17 octobre 2024
Proposition de loi visant à renforcer l'indépendance des médias et à mieux protéger les journalistes - Dossier législatif
Monsieur le Président,
Madame la Ministre,
Mes chers Collègues,
Le Groupe socialiste nous présente une proposition de loi qui part d'un bon sentiment.
Mais comme le dit le proverbe, l'enfer est pavé de bonnes intentions.
Il y a ici des mesures qui vont dans le bon sens, à propos de la protection des sources, sur le renforcement des droits voisins, dont nous aimerions d'ailleurs que le périmètre soit redéfini pour qu'il s'applique plus seulement à Google mais aussi aux autres plateformes et réseaux sociaux qui partagent sans limite les productions des éditeurs de presse.
Mais le cœur du réacteur, la raison d'être de ce texte, l'article qui changerait tout, c'est celui qui reprend l'arrêt du Conseil d'État du treize février. Et qui demande à l'ARCOM de prendre en compte les différentes sensibilités politiques de l'ensemble des intervenants, y compris les chroniqueurs, les animateurs, les invités.
Ne faisons pas semblant, il s'agit ici de s'attaquer à CNEWS, à C8, enfin bref, en résumé, aux médias du groupe Bolloré.
Il y a une forme de cohérence d'ailleurs, c'est dans la ligne, la droite ligne de la commission d'enquête sur la concentration des médias.
Un certain nombre d'entre nous en conviendront, le Conseil d'État n'est pas non plus le gardien absolu de la vérité et d'ailleurs on se demande bien pourquoi il vient se mêler de l'organisation du débat public politique et intellectuel au sein des chaînes de télévision et des stations de radio.
Déjà, j'allais dire, ce truc c'est injouable. Vous mettriez le doigt dans un engrenage dont vous ne sortiriez jamais.
Imaginez le salarié de l'ARCOM, derrière son écran, qui devrait, avec son chronomètre, décompter les minutes de tel ou tel pour savoir si les propos tenus sont de gauche, de droite ou d'ailleurs.
Je n'aimerais pas être à la place de celui qui, par exemple, va se pencher sur l'émission de Michel Onfray. Il faudrait séparer les prises de position, celle très à droite, celle très à gauche, bon courage.
QUID des humoristes qui interviennent quotidiennement dans les matinales ? Je ne sais pas, un Philippe Caverivière, on va décompter la blague de droite, la blague de gauche ?

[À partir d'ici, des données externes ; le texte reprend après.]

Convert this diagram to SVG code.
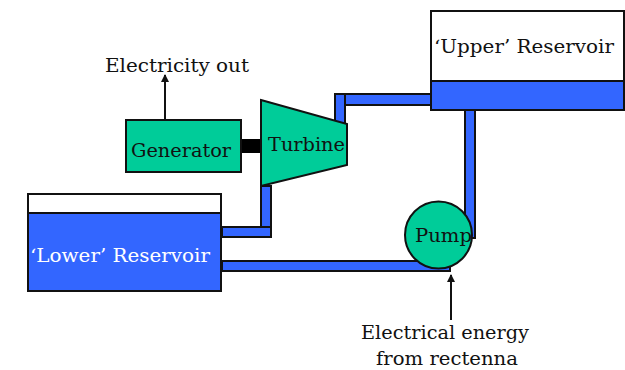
<svg xmlns="http://www.w3.org/2000/svg" width="625" height="370" viewBox="0 0 625 370">
<style>
text{font-family:"DejaVu Serif","Liberation Serif",serif;font-size:18px;fill:#111}
.s{stroke:#111;stroke-width:2}
.blue{fill:#3366ff}
.green{fill:#00cc99}
.white{fill:#fff}
.arrow{stroke:#111;stroke-width:2;fill:none;marker-end:url(#a)}
</style>
<defs><marker id="a" markerWidth="8" markerHeight="8" refX="7" refY="4" orient="auto" markerUnits="userSpaceOnUse"><path d="M0 0L8 4L0 8Z" fill="#111"/></marker></defs>
<rect width="625" height="370" fill="#fff"/>
<g id="connectors">
<rect class="blue s" x="335" y="94" width="10" height="31"/>
<path class="blue s" d="M345 94H431V105H345Z"/>
<path class="blue s" d="M465 110H475V238H465Z"/>
<rect class="blue s" x="261" y="186" width="10" height="41"/>
<rect class="blue s" x="222" y="227" width="49" height="10"/>
<rect class="blue s" x="222" y="261" width="228" height="10"/>
<rect x="241" y="139" width="20" height="14" fill="#000"/>
<path class="arrow" d="M165 120V75"/>
<path class="arrow" d="M451 320V275"/>
</g>
<g id="upper-reservoir">
<rect class="white s" x="431" y="11" width="193" height="70"/>
<rect class="blue s" x="431" y="81" width="193" height="29"/>
<text x="434" y="53" textLength="180" lengthAdjust="spacingAndGlyphs">‘Upper’ Reservoir</text>
</g>
<g id="lower-reservoir">
<rect class="white s" x="28" y="194" width="193" height="19"/>
<rect class="blue s" x="28" y="213" width="193" height="78"/>
<text x="30" y="262" textLength="180" lengthAdjust="spacingAndGlyphs" style="fill:#fff">‘Lower’ Reservoir</text>
</g>
<g id="generator">
<rect class="green s" x="126" y="120" width="115" height="52"/>
<text x="131" y="157" textLength="100" lengthAdjust="spacingAndGlyphs">Generator</text>
</g>
<g id="turbine">
<path class="green s" d="M261 100L347 124V165L261 186Z"/>
<text x="268" y="151" textLength="77" lengthAdjust="spacingAndGlyphs">Turbine</text>
</g>
<g id="pump">
<circle class="green s" cx="438.5" cy="235" r="33.5"/>
<text x="415" y="242" textLength="57" lengthAdjust="spacingAndGlyphs">Pump</text>
</g>
<text id="electricity-out" x="105" y="72" textLength="144" lengthAdjust="spacingAndGlyphs">Electricity out</text>
<text id="electrical-energy" x="361" y="339" textLength="168" lengthAdjust="spacingAndGlyphs">Electrical energy</text>
<text id="from-rectenna" x="376" y="365" textLength="142" lengthAdjust="spacingAndGlyphs">from rectenna</text>
</svg>
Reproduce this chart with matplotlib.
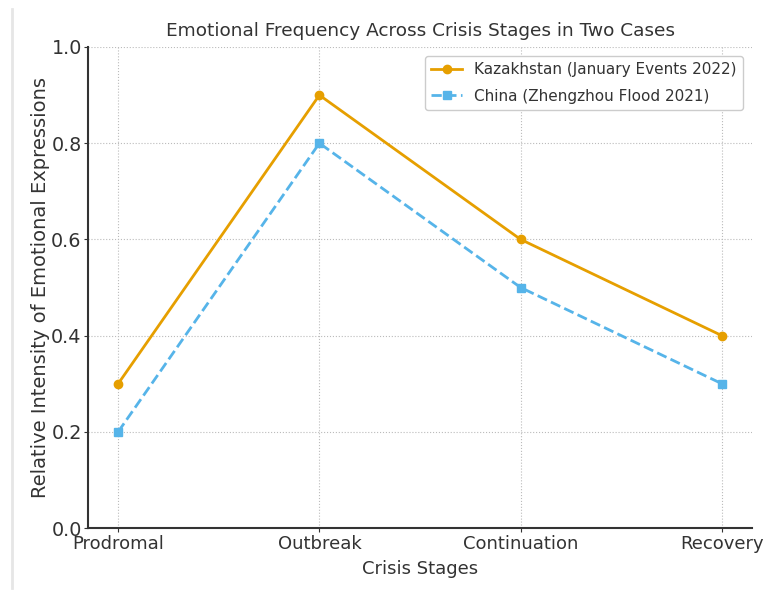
import matplotlib
matplotlib.use("Agg")
import matplotlib.pyplot as plt
from matplotlib.lines import Line2D

stages = ["Prodromal", "Outbreak", "Continuation", "Recovery"]
kazakhstan = [0.3, 0.9, 0.6, 0.4]
china = [0.2, 0.8, 0.5, 0.3]

text_color = "#333333"
plt.rcParams["text.color"] = text_color
plt.rcParams["axes.labelcolor"] = text_color
plt.rcParams["xtick.color"] = text_color
plt.rcParams["ytick.color"] = text_color

fig = plt.figure(figsize=(7.73, 5.94), dpi=100)
ax = fig.add_axes([88 / 773, 1 - 528 / 594, (752 - 88) / 773, (528 - 47) / 594])

x = range(len(stages))
ax.plot(x, kazakhstan, color="#E69F00", marker="o", markersize=6, linewidth=2,
        label="Kazakhstan (January Events 2022)")
ax.plot(x, china, color="#56B4E9", marker="s", markersize=6, linewidth=2,
        linestyle="--", label="China (Zhengzhou Flood 2021)")

ax.set_xticks(list(x))
ax.set_xticklabels(stages, fontsize=13)
ax.set_ylim(0, 1.0)
ax.set_yticks([0, 0.2, 0.4, 0.6, 0.8, 1.0])
ax.tick_params(axis="y", labelsize=13.8, pad=1.5, length=3)
ax.tick_params(axis="x", pad=2, length=3)
ax.set_xlabel("Crisis Stages", fontsize=13, labelpad=5)
ax.set_ylabel("Relative Intensity of Emotional Expressions", fontsize=14, labelpad=1)
ax.set_title("Emotional Frequency Across Crisis Stages in Two Cases", fontsize=13.3, pad=8)
ax.grid(True, linestyle=":", color="#bbbbbb", linewidth=0.8)
ax.spines["top"].set_visible(False)
ax.spines["right"].set_visible(False)
for s in ("left", "bottom"):
    ax.spines[s].set_linewidth(1.5)
    ax.spines[s].set_color("#333333")
ax.legend(loc="upper right", fontsize=11, framealpha=1, edgecolor="#cccccc",
          labelspacing=0.75, borderaxespad=0.6)

# faint border line at the left edge
fig.add_artist(Line2D([12 / 773, 12 / 773], [0.01, 0.985], color="#e6e6e6",
                      linewidth=2, transform=fig.transFigure))

fig.savefig("out.png", dpi=100)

Cette histoire elle est complètement lunaire et sur le fond vous admettrez que c'est quand même assez inquiétant de vouloir attribuer des étiquettes aux uns et aux autres. Tout n'est pas motivé par des intentions partisanes ou électorales.
Aujourd'hui il y a une multitude de chaînes, de radios avec des opinions différentes, divergentes, contradictoires et c'est une chance, chacun a le droit de zapper et de changer de chaîne.
Moi-même, moi-même, il m'arrive d'écouter France Inter et je reconnais parfaitement que ça participe à me forger une opinion.
Et j'espère que d'autres prennent le temps d'aller écouter des émissions comme "L'Heure des Pros" qui peut aussi les aider à se forger un avis.
Il y a quelques semaines, l'ARCOM a exclu de la TNT les chaînes CNEWS et NRJ12.
À titre personnel, je vois dans ce choix une forme de mépris social pour ne pas dire un mépris de classe. Qui sont ceux qui savent pour les autres ce qui est bon, ce qui est beau, ce qui est bien, qui veulent imposer leur façon de penser ?
Comme si les uns et les autres n'étaient pas capables de choisir ce qu'ils souhaitent écouter ou regarder.
Dans quelle démocratie décide-t-on de la fin d'une chaîne de télévision nationale de surcroît à capitaux français ?
Ce qui fait la saveur de l'audiovisuel, c'est sa diversité, sa complémentarité et sa pluralité.
Il y a quarante ans, c'était les radios libres, l'arrivée de Canal +, la création de nouvelles chaînes et aujourd'hui chez certains, on a l'impression que le projet politique de l'audiovisuel, c'est le retour à l'ORTF.
Ne faisons pas semblant de ne pas voir que le vrai sujet de l'indépendance et de la crédibilité de l'information se joue maintenant sur internet et sur les réseaux sociaux.
Vous l'avez compris, une grande majorité des Sénateurs du Groupe Les Indépendants sont hostiles à ce texte.
Je vous remercie de votre attention.